The History of Sarcasm, Unfortunately

The History of Sarcasm, Unfortunately

Historians estimate that sarcasm has existed for as long as humans have needed to disagree with each other without the paperwork of an actual argument, and the archive team at Sarcasm Without Borders has spent an unreasonable amount of time compiling its greatest, most avoidable hits.

The ancient Greeks are widely credited with formalizing the practice, deriving the word itself from a root meaning roughly “to tear flesh,” which historians agree is an alarming origin story for a tone of voice now primarily used to comment on group chat behavior.

By the medieval period, court jesters had professionalized sarcasm into a full-time occupation, delivering criticism to royalty under the protective cover of a joke, a business model our own Department of Deadpan Affairs regards with something close to reverence.

The eighteenth and nineteenth centuries produced a golden age of dry written correspondence, in which entire wars of politeness were fought via letter, each side saying something devastating while appearing, on paper, extremely calm about it. Scholars refer to this period as “peak restraint.”

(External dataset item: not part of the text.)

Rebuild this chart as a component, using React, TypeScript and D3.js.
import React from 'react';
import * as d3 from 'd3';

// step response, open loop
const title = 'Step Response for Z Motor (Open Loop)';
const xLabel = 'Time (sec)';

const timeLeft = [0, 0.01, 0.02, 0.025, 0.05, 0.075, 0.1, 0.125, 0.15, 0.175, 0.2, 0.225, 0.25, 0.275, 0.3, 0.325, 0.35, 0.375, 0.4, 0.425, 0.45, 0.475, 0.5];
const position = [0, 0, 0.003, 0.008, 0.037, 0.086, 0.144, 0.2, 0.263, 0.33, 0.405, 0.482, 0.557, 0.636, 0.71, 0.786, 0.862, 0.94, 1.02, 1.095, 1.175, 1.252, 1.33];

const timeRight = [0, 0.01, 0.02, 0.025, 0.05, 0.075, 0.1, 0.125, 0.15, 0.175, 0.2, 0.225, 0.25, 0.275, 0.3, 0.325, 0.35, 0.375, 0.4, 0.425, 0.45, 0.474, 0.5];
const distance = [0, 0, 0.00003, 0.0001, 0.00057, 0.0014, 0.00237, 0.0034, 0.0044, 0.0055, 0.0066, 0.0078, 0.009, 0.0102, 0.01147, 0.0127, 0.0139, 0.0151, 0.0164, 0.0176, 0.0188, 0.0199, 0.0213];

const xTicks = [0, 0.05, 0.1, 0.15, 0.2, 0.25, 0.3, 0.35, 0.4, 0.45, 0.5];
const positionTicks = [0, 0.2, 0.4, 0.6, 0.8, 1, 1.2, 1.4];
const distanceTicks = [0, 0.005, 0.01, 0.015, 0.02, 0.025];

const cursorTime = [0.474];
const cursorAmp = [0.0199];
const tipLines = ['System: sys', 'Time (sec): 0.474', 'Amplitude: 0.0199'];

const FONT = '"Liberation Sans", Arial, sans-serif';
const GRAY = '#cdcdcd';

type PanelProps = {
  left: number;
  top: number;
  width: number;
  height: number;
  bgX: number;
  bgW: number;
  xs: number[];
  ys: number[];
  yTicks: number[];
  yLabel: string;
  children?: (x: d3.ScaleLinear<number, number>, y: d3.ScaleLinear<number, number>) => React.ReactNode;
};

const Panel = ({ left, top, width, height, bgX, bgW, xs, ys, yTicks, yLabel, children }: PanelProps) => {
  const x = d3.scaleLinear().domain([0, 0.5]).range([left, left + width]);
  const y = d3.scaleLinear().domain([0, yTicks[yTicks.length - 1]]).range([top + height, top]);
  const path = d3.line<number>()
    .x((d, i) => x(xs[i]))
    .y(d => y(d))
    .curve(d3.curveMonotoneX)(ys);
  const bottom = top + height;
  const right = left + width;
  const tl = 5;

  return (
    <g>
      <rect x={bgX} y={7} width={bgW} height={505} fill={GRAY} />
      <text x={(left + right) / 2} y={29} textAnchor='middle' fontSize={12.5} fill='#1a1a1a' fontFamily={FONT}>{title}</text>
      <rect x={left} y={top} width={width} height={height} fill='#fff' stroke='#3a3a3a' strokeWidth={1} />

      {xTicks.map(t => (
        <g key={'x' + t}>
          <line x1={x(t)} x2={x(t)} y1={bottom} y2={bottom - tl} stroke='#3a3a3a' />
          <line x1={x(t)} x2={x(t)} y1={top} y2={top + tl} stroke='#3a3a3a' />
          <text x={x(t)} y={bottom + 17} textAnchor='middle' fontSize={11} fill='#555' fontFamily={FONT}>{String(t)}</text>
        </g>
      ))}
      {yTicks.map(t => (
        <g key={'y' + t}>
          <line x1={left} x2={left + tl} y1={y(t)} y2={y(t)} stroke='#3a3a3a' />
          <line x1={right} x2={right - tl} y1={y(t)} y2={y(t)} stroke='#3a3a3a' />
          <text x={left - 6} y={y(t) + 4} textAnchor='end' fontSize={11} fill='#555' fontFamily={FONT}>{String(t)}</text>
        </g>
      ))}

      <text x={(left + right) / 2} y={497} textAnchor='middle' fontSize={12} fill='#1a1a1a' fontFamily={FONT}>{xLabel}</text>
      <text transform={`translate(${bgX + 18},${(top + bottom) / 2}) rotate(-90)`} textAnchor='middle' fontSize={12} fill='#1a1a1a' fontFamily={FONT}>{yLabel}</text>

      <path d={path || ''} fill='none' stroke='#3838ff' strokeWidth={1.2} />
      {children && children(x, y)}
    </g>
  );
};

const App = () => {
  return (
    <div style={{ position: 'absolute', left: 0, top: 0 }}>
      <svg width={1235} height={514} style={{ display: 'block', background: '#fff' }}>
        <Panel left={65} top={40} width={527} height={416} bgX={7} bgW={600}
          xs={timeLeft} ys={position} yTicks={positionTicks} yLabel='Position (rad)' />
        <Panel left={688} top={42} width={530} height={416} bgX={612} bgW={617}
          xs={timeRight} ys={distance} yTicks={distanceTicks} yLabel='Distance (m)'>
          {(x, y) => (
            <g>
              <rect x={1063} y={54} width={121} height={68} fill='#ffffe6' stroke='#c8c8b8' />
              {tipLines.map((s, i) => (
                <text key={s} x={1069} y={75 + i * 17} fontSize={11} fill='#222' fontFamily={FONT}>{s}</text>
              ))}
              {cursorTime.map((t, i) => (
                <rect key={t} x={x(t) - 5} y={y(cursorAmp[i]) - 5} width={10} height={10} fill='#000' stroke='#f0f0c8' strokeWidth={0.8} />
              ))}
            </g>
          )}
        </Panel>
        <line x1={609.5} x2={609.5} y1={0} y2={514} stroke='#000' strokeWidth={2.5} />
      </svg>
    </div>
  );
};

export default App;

The twentieth century introduced sarcasm to mass media, radio, and eventually the sitcom laugh track, which had the unfortunate side effect of teaching several generations that sarcasm requires a studio audience to be confirmed as a joke.

The internet, our final chapter, complicated matters considerably by removing tone of voice entirely and replacing it with punctuation, capitalization, and a small, overworked emoji expected to carry the full emotional weight of the sentence it follows.

Which brings us to today, an era in which sarcasm crosses borders instantly, is frequently misread as sincerity, and occasionally requires a follow-up text clarifying “that was a joke, by the way.” It is, we admit, not our organization’s finest chapter. It is, however, the one we were founded to address, and we remain committed to it, historically uninformed as that commitment may be.